A reabilitação da régie da sala de cinema permitirá também a criação da Rádio Turim. “Não é uma rádio que vai estar a funcionar para já nesta fase em pleno, todos os dias, vai ser uma rádio produtora de conteúdos culturais, em parceria com a Rádio Amparo, em parceria com o Nuno Markl, vamos fazer magazines, vamos fazer cobertura de concertos, eventualmente de espetáculos aqui”, explica Ricardo Marques.
Com música, teatro, dança e stand-up, “vai ser uma casa peculiar”
“Há muita gente infelizmente a contactar-nos e a pedir palco, a pedir um espaço”, diz Carla Cruz, a técnica superior da Junta de Freguesia de Benfica que é responsável pela programação do Turim e do Auditório Carlos Paredes. “Felizmente temos conseguido gerir bem a situação e ter cada vez mais artistas que trazem convidados, acaba por ser aqui uma bola de neve que gera cultura”, comenta ao Observador.
Com várias entidades e associações parceiras se asseguram os vários eixo da programação daquela que “vai ser uma casa peculiar”. Ainda que o foco seja assumidamente o cinema, mais expressões artísticas vão ocupar diariamente os vários espaços do Turim.
A programação musical ficou a cargo da plataforma Lisboa Criola, do músico Dino D’Santiago, que tem feito a curadoria de eventos como o Jardim de Verão da Gulbenkian. O artista, que foi mentor na última edição do programa The Voice Portugal, quis levar a sua mentoria além dos limites do concurso. “Para onde é que vão estas vozes depois de terminar o programa? O mercado não oferece um circuito”, explica. No Turim faz uma curadoria pelo menos até janeiro, com concertos às sextas-feiras, em que mostra artistas emergentes que participaram no concurso televisivo.
“O único desafio que lancei foi que a cada participação quero uma canção original”, especifica. “No final desta season, no final destes 17 concertos, vou editar um álbum com eles, com as 17 canções originais”, antecipa sobre o que espera que seja uma forma de dar a estes jovens uma chance de “se lançarem ao mercado finalmente e terem uma canção para apresentar”.

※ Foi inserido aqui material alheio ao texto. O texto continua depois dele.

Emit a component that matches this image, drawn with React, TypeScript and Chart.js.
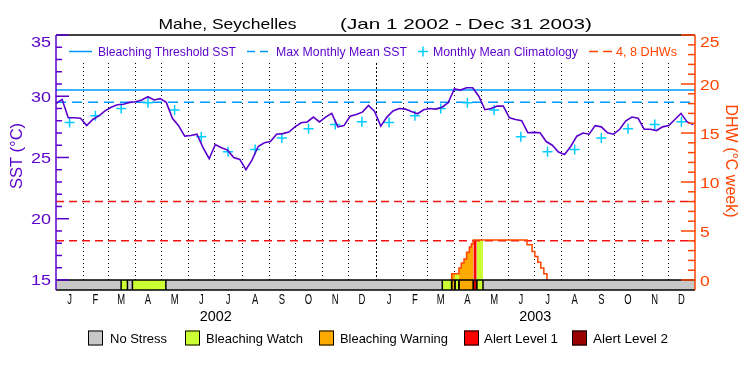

Entre os vários artistas que passarão pelo espaço em Benfica estão “a Sasha [Silva], de origem moçambicana, o Vicente Augusto, de origem brasileira, a Joana Melo, portuguesa, a Soraia Morais, de origem angolana, o Rúben Torres, de etnia cigana”, antecipa. Dino quer, como tem sublinhado nos últimos anos, “abrir as portas que puder”. “Se para a comunidade de origem africana não há assim tantas oportunidades, mas já começa a haver porque há uma agenda muito assertiva da Unesco e da ONU de trabalhar as comunidades africanas até 2030, para as comunidades ciganas ainda há um preconceito muito grande e o preconceito é mais de não conhecer a história da etnia.” A estes juntam-se outros nomes como Coastel, Diogo Carapinha, Lourenço Ataíde ou Rebeca Reinaldo, todos participantes da edição de 2022 do concurso da RTP.
“Por termos vários artistas a programar, oferta também é para diferentes tipos de público”, explica Carla Cruz.
Há stand-up logo no fim-de-semana de abertura, com Rúben Branco, David Cristina e Dagu (a convite da comediante Liliana Marques), a tomar o palco do auditório Afonso Moreira no domingo à noite, seguidos de um segundo momento de stand-up pela mão da Associação Menino da Lágrima. A associação, que inclui a cantora Ana Bacalhau e o radialista Nuno Markl, ficará responsável pelas atividades no Arcade Bar (cinema, tertúlias, música ao vivo, podcasts) e terá também as quartas-feiras do auditório por sua conta.
Haverá também dança, pela mão da Arcade Dance Center, escola de dança de Cifrão, que ali realizará workshops e outras atividades, e teatro, através da Associação Cultural Meia Palavra Basta. Será este o grupo de teatro residente, do qual é fundadora Margarida Moreira. “Queria muito ser eu a estrear o auditório com o nome do meu pai. Quando comecei os ensaios… O luto está a ser difícil e o processo de ensaios ajudou-me a manter a cabeça à tona, os ensaios têm-me salvo”, conta ao Observador sobre o desafio de construir uma peça depois da morte do pai. Trata-se de Não Fui Eu, um texto de João Ascenso, com Ricardo Barbosa, Francisco Beatriz, Luciano Gomes e Margarida. A estreia está apontada para março.
“O Turim faz parte da minha vida e da vida da minha família”, resume a atriz. “Simbolicamente, estarei ligada para sempre. É onde está o meu coração também.”